Is spiritual non-attachment healthy? August 20, 2012

Various readings tell us that spiritual maturity includes striving for an attitude of non-attachment. What does this mean?

 

Well, someone who is attached to a particular outcome has his hopes set on that situation turning out a certain way. He wants to be sure he gets the new job he wants. She wants to be sure it doesn’t rain on the big picnic she has planned for the weekend. They want to be sure their political candidate wins the election. Obviously, on issues overwhich we have little or no control,

attaching ourselves to a particular outcome only leaves us open to massive disappointment and makes little sense. In the worst cases, it may lead a person to want their desired outcome so badly they will lie or do unethical things to try to control the situation. This is especially notable on the United States political scene today. But how can we find a way to avoid this very human tendency to want, or in the worst cases try to force, things to go our way?

Here I want to distinguish between some important terms.

Let’s suppose someone close to you, for example your brother, is having a very serious operation—let’s say coronary bypass surgery.  You feel very sure it is important that your brother recover completely from the procedure and return to being the same old brother you have always known. You go to visit, you worry. You feel nervous before the procedure and can hardly sit still during the hours it is going on. You hope, you pray that the surgery will be a success. This is a pretty normal way to react. But this is you having attachment to a successful outcome.

Now lets consider a different response: let’s say you are already under a lot of stress from other issues in your life and you cannot spare any energy at all to deal with your brother’s surgery. You don’t call, you don’t visit. You don’t pray for a good outcome. Instead you go about your everyday business and pretend entirely that your brother’s surgery is not happening. This is detachment – it is NOT healthy.

In both scenarios above, the person is not dealing effectively with reality. The detached person is avoiding dealing with the situation altogether.  She is avoiding showing her brother that she cares. But, in not having made any psychological preparations to deal with a poor outcome, she is also setting herself up for major psychological pain if the surgery does not go well. Clearly, detachment is not a healthy way of handling reality.

But the attached person is doing only slightly better in dealing with reality. What if, despite all the prayers and all the hand holding, the brother dies? What if the brother winds up incapacitated in some way? Does the attached person have any way of reframing the situation in her mind to avoid massive disappointment? We can see that attaching ourselves to a particular outcome is not the healthiest response either.

So how does a spiritual person avoid attachment in a healthy way? Well, the healthy alternative to attachment is not detachment, but rather acceptance. And the word acceptance allows us to distinguish between the unhealthy detachment in the scenario above, and the healthy attitude of non-attachment that spiritual masters recognize as a goal.

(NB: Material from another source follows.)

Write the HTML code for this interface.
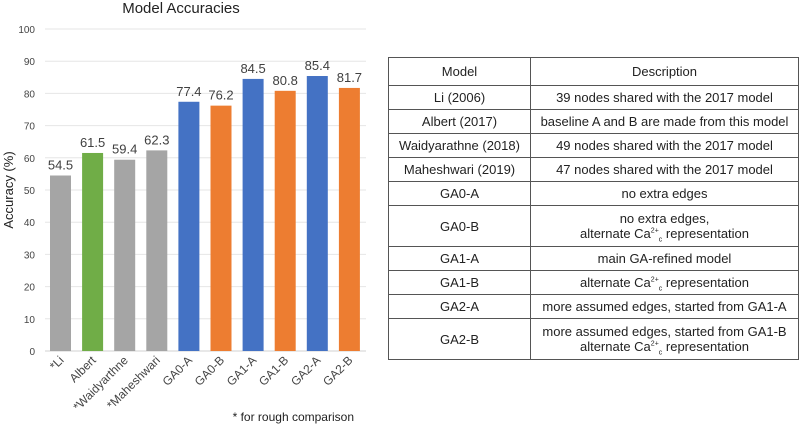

In acceptance you acknowledge that you fervently hope your brother recovers BUT you also recognize the many ways in which you do not have control over the outcome. You may still pray for his recovery, you may still look forward to having your same old brother back after the surgery. In short, you may STILL CARE.

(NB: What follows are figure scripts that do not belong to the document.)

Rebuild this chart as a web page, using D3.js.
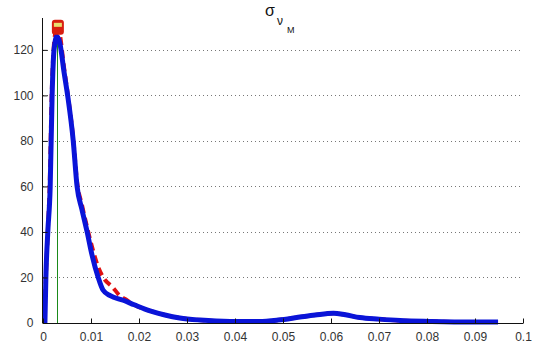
<!DOCTYPE html>
<html><head><meta charset="utf-8">
<script src="https://cdn.jsdelivr.net/npm/d3@7"></script>
<style>body{margin:0;background:#fff}svg{display:block}text{font-family:"Liberation Sans",Arial,sans-serif}</style>
</head><body><svg id="c" width="537" height="348"></svg>
<script>
const blueX = [0.0004,0.0006,0.001,0.0015,0.0019,0.0023,0.0029,0.0035,0.0044,0.0052,0.0063,0.0071,0.0081,0.0092,0.0102,0.0115,0.0125,0.014,0.0167,0.019,0.0223,0.0254,0.0285,0.0327,0.039,0.045,0.049,0.0535,0.0567,0.0605,0.063,0.066,0.070,0.0744,0.0806,0.089,0.0948];
const blueY = [0,20,40,60,100,120,126,123,110,99,80,60,50,40,30,20,14.5,12,10,8,5.3,3.5,2.2,1.3,0.7,0.7,1.3,2.6,3.5,4.3,3.6,2.4,1.7,1.1,0.7,0.4,0.4];
const redX = [0.0003,0.0006,0.001,0.0014,0.0018,0.0022,0.0026,0.003,0.0035,0.0044,0.0052,0.0063,0.0071,0.0081,0.0092,0.0104,0.0115,0.0129,0.0144,0.016,0.0175,0.019,0.0223,0.0254,0.0285,0.0327,0.039,0.045,0.049,0.0535,0.0567,0.0605,0.063,0.066,0.070,0.0744,0.0806,0.089,0.0948];
const redY = [0,20,40,62,100,120,128,131,127,112,100,81,62,52,42,32,24.6,19,16,12,10,8,5.3,3.5,2.2,1.3,0.7,0.7,1.3,2.6,3.5,4.3,3.6,2.4,1.7,1.1,0.7,0.4,0.4];
const vLineX = 0.00285;
const xTicks = [0,0.01,0.02,0.03,0.04,0.05,0.06,0.07,0.08,0.09,0.1];
const xTickLabels = ["0","0.01","0.02","0.03","0.04","0.05","0.06","0.07","0.08","0.09","0.1"];
const yTicks = [0,20,40,60,80,100,120];
const markerX = [0.0031];
const markerY = [131];

const svg = d3.select("#c");
const x = d3.scaleLinear().domain([0,0.1]).range([43,523]);
const y = d3.scaleLinear().domain([0,134]).range([323,18]);

svg.append("g").selectAll("line").data(yTicks.filter(d=>d>0)).join("line")
  .attr("x1",x(0)).attr("x2",x(0.1)).attr("y1",d=>Math.round(y(d))+0.5).attr("y2",d=>Math.round(y(d))+0.5)
  .attr("stroke","#777").attr("stroke-width",1).attr("stroke-dasharray","1,3");

svg.append("line").attr("x1",Math.round(x(vLineX))+0.5).attr("x2",Math.round(x(vLineX))+0.5)
  .attr("y1",y(0)).attr("y2",y(130)).attr("stroke","#1a8a1a").attr("stroke-width",1);

const line = d3.line().curve(d3.curveMonotoneX);
svg.append("path").attr("d",line(redX.map((v,i)=>[x(v),y(redY[i])])))
  .attr("fill","none").attr("stroke","#e01010").attr("stroke-width",4).attr("stroke-dasharray","8,5");
svg.append("path").attr("d",line(blueX.map((v,i)=>[x(v),y(blueY[i])])))
  .attr("fill","none").attr("stroke","#0a14d8").attr("stroke-width",5).attr("stroke-linejoin","round");

svg.append("g").selectAll("rect").data(markerX).join("rect")
  .attr("x",(d)=>x(d)-6).attr("y",(d,i)=>y(markerY[i])-5).attr("width",12).attr("height",15).attr("rx",3)
  .attr("fill","#d81e10");
svg.append("g").selectAll("rect").data(markerX).join("rect")
  .attr("x",(d)=>x(d)-4).attr("y",(d,i)=>y(markerY[i])-2).attr("width",8).attr("height",4)
  .attr("fill","#e8e070");

const xAxis = d3.axisBottom(x).tickValues(xTicks).tickFormat((d,i)=>xTickLabels[i]).tickSizeInner(-5).tickSizeOuter(0).tickPadding(9);
const gx = svg.append("g").attr("transform","translate(0,323.5)").call(xAxis);
const yAxis = d3.axisLeft(y).tickValues(yTicks).tickSizeInner(-5).tickSizeOuter(0).tickPadding(9);
const gy = svg.append("g").attr("transform","translate(42.5,0)").call(yAxis);
[gx,gy].forEach(g=>{
  g.select(".domain").attr("stroke","#111");
  g.selectAll(".tick line").attr("stroke","#111");
  g.selectAll("text").attr("font-size",12).attr("fill","#333").attr("font-family","Liberation Sans, Arial, sans-serif");
});
gy.select(".domain").attr("d","M0,"+y(0)+"V18");
gx.select(".domain").attr("d","M"+x(0)+",0H"+x(0.1));

const t = svg.append("g").attr("fill","#111");
t.append("text").attr("x",265).attr("y",16).attr("font-size",16).text("σ");
t.append("text").attr("x",277).attr("y",25).attr("font-size",12).text("ν");
t.append("text").attr("x",287).attr("y",33).attr("font-size",9).text("M");
</script></body></html>
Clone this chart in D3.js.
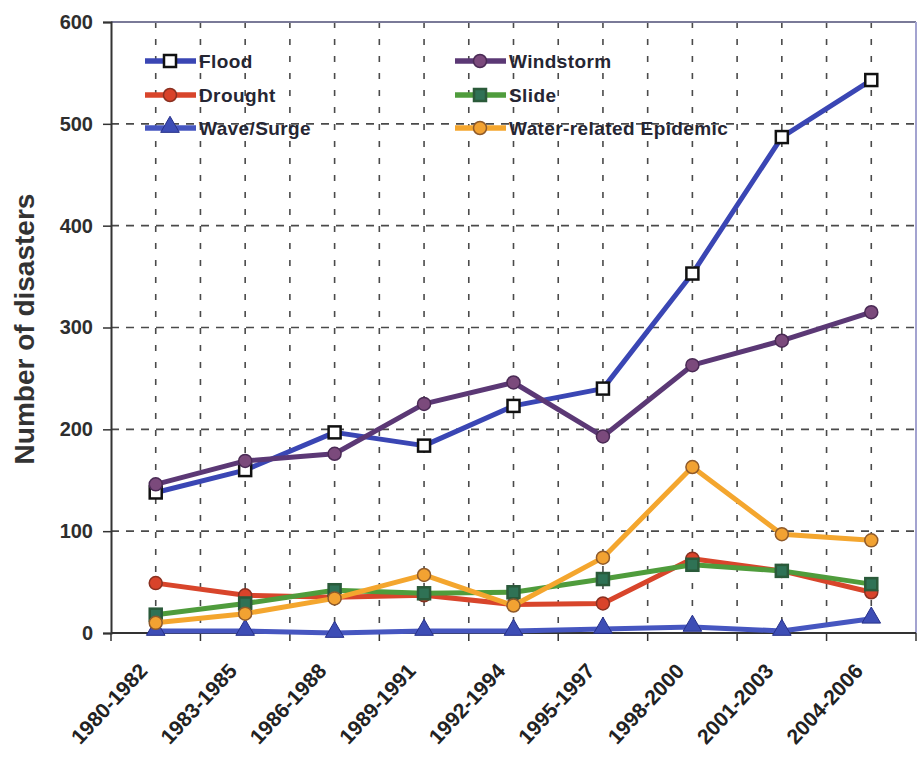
<!DOCTYPE html>
<html>
<head>
<meta charset="utf-8">
<script src="https://cdn.jsdelivr.net/npm/d3@7"></script>
<style>
  html, body { margin: 0; padding: 0; background: #fff; }
  svg { display: block; font-family: "Liberation Sans", Arial, sans-serif; }
</style>
</head>
<body>
<svg id="chart" width="921" height="761"></svg>
<script>
// Periods on the x axis
const periods = ["1980-1982", "1983-1985", "1986-1988", "1989-1991", "1992-1994",
                 "1995-1997", "1998-2000", "2001-2003", "2004-2006"];

// Number of disasters per period, by type
const flood     = [138, 160, 197, 184, 223, 240, 353, 487, 543];
const windstorm = [146, 169, 176, 225, 246, 193, 263, 287, 315];
const drought   = [49, 37, 35, 37, 28, 29, 73, 61, 40];
const slide     = [18, 29, 42, 39, 40, 53, 67, 61, 48];
const epidemic  = [10, 19, 34, 57, 27, 74, 163, 97, 91];
const waveSurge = [2, 2, 0, 2, 2, 4, 6, 2, 14];

const yTicks = [0, 100, 200, 300, 400, 500, 600];
const yTitle = "Number of disasters";

const series = [
  { name: "Flood", values: flood, line: "#3a46b4", marker: "square",
    fill: "#ffffff", stroke: "#111111", col: 0, row: 0 },
  { name: "Windstorm", values: windstorm, line: "#5b3875", marker: "circle",
    fill: "#7b4a7c", stroke: "#4a2a55", col: 1, row: 0 },
  { name: "Drought", values: drought, line: "#d8452b", marker: "circle",
    fill: "#d9432a", stroke: "#8a3020", col: 0, row: 1 },
  { name: "Slide", values: slide, line: "#4f9c3c", marker: "square",
    fill: "#2f7255", stroke: "#2a5a3a", col: 1, row: 1 },
  { name: "Wave/Surge", values: waveSurge, line: "#4656c0", marker: "triangle",
    fill: "#3d4db5", stroke: "#27318a", col: 0, row: 2 },
  { name: "Water-related Epidemic", values: epidemic, line: "#f4a62e", marker: "circle",
    fill: "#f2a232", stroke: "#8f5a2a", col: 1, row: 2 }
];
// Draw order: lower series first so the upper lines sit on top
const drawOrder = ["Wave/Surge", "Drought", "Slide", "Water-related Epidemic", "Flood", "Windstorm"];

const svg = d3.select("#chart");
const plot = { left: 111, right: 916, top: 22, bottom: 633 };

const x = d3.scaleBand().domain(periods).range([plot.left, plot.right]).padding(0);
const y = d3.scaleLinear().domain([0, 600]).range([plot.bottom, plot.top]);
const cx = d => x(d) + x.bandwidth() / 2;

// Grid: dashed horizontal lines at each 100, vertical lines at band edges and centres
const grid = svg.append("g");
grid.selectAll("line.h").data(yTicks.filter(t => t > 0 && t < 600)).join("line")
  .attr("x1", plot.left).attr("x2", plot.right)
  .attr("y1", d => y(d)).attr("y2", d => y(d))
  .attr("stroke", "#4a4a4a").attr("stroke-width", 1.6).attr("stroke-dasharray", "8,7");

const vPos = [];
periods.forEach((p, i) => {
  if (i > 0) vPos.push(x(p));
  vPos.push(cx(p));
});
grid.selectAll("line.v").data(vPos).join("line")
  .attr("x1", d => d).attr("x2", d => d)
  .attr("y1", plot.top).attr("y2", plot.bottom)
  .attr("stroke", "#4a4a4a").attr("stroke-width", 1.6).attr("stroke-dasharray", "6,11");

// Plot frame: top and right edges
svg.append("line").attr("x1", plot.left).attr("x2", plot.right)
  .attr("y1", plot.top).attr("y2", plot.top)
  .attr("stroke", "#7a7a98").attr("stroke-width", 2);
svg.append("line").attr("x1", plot.right).attr("x2", plot.right)
  .attr("y1", plot.top).attr("y2", plot.bottom)
  .attr("stroke", "#a3a3d0").attr("stroke-width", 2);

// Y axis
const yAxis = svg.append("g").attr("transform", `translate(${plot.left},0)`)
  .call(d3.axisLeft(y).tickValues(yTicks).tickSize(8).tickPadding(10));
yAxis.select(".domain").attr("stroke", "#333").attr("stroke-width", 2);
yAxis.selectAll(".tick line").attr("stroke", "#333").attr("stroke-width", 1.5);
yAxis.selectAll(".tick text").attr("font-size", 20).attr("font-weight", "bold")
  .attr("fill", "#2e2e2e").attr("font-family", "Liberation Sans, Arial, sans-serif");

// X axis with ticks at the band edges
const xAxis = svg.append("g").attr("transform", `translate(0,${plot.bottom})`);
xAxis.append("line").attr("x1", plot.left).attr("x2", plot.right)
  .attr("stroke", "#333").attr("stroke-width", 2);
const edges = periods.map(p => x(p)).concat([plot.right]);
xAxis.selectAll("line.t").data(edges).join("line")
  .attr("x1", d => d).attr("x2", d => d).attr("y1", 0).attr("y2", 8)
  .attr("stroke", "#333").attr("stroke-width", 1.5);
xAxis.selectAll("text").data(periods).join("text")
  .attr("transform", d => `translate(${cx(d) - 7},${39}) rotate(-47)`)
  .attr("text-anchor", "end")
  .attr("font-size", 21).attr("font-weight", "bold").attr("fill", "#222")
  .text(d => d);

// Y title
svg.append("text")
  .attr("transform", `translate(34,329) rotate(-90)`)
  .attr("text-anchor", "middle")
  .attr("font-size", 28).attr("font-weight", "bold").attr("fill", "#333")
  .text(yTitle);

// Marker drawing
function drawMarker(g, s, px, py, scale) {
  const k = scale || 1;
  if (s.marker === "square") {
    const h = 6 * k;
    g.append("rect").attr("x", px - h).attr("y", py - h)
      .attr("width", 2 * h).attr("height", 2 * h)
      .attr("fill", s.fill).attr("stroke", s.stroke).attr("stroke-width", 2.5);
  } else if (s.marker === "circle") {
    g.append("circle").attr("cx", px).attr("cy", py).attr("r", 6.5 * k)
      .attr("fill", s.fill).attr("stroke", s.stroke).attr("stroke-width", 1.5);
  } else {
    const sym = d3.symbol().type(d3.symbolTriangle).size(150 * k * k);
    g.append("path").attr("transform", `translate(${px},${py - 1})`)
      .attr("d", sym()).attr("fill", s.fill).attr("stroke", s.stroke).attr("stroke-width", 1);
  }
}

// Series lines and markers
const line = d3.line().x((d, i) => cx(periods[i])).y(d => y(d));
const seriesLayer = svg.append("g");
drawOrder.forEach(name => {
  const s = series.find(t => t.name === name);
  const g = seriesLayer.append("g");
  g.append("path").datum(s.values).attr("d", line)
    .attr("fill", "none").attr("stroke", s.line).attr("stroke-width", 5)
    .attr("stroke-linejoin", "round");
  s.values.forEach((v, i) => drawMarker(g, s, cx(periods[i]), y(v)));
});

// Legend
const legend = svg.append("g");
const colX = [145, 455];
const rowY = [61, 95, 128];
series.forEach(s => {
  const lx = colX[s.col], ly = rowY[s.row];
  const g = legend.append("g");
  g.append("line").attr("x1", lx).attr("x2", lx + 51).attr("y1", ly).attr("y2", ly)
    .attr("stroke", s.line).attr("stroke-width", 5.5);
  drawMarker(g, s, lx + 25, ly, 1);
  g.append("text").attr("x", lx + 54).attr("y", ly + 7)
    .attr("font-size", 19).attr("font-weight", "bold").attr("fill", "#262633")
    .attr("letter-spacing", 0.4)
    .text(s.name);
});
</script>
</body>
</html>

But the difference between attachment and acceptance (or non-attachment) comes with the realization that you do not have control over the situation and may not know all the factors. Perhaps your brother will have a very long struggle for his life and recover only after many months. It may be that he needed that time out from his regular life to reconsider some issues. Perhaps he will not recover at all and instead some of his organs will be donated to various people who still had a mission to fulfill in their life.

The point is, in acceptance a person realizes that their highest spiritual position is not to specify THEIR desired outcome in any given situation. Even if your brother does not recover, even if he dies in surgery, if you can recognize that at some level some good may have been served, then that is acceptance. That is what the spiritual masters mean by the term non-attachment Rather than rant and rail against the god that “chose” to let your brother die, in acceptance (or non-attachment) you can say “Thy will be done.”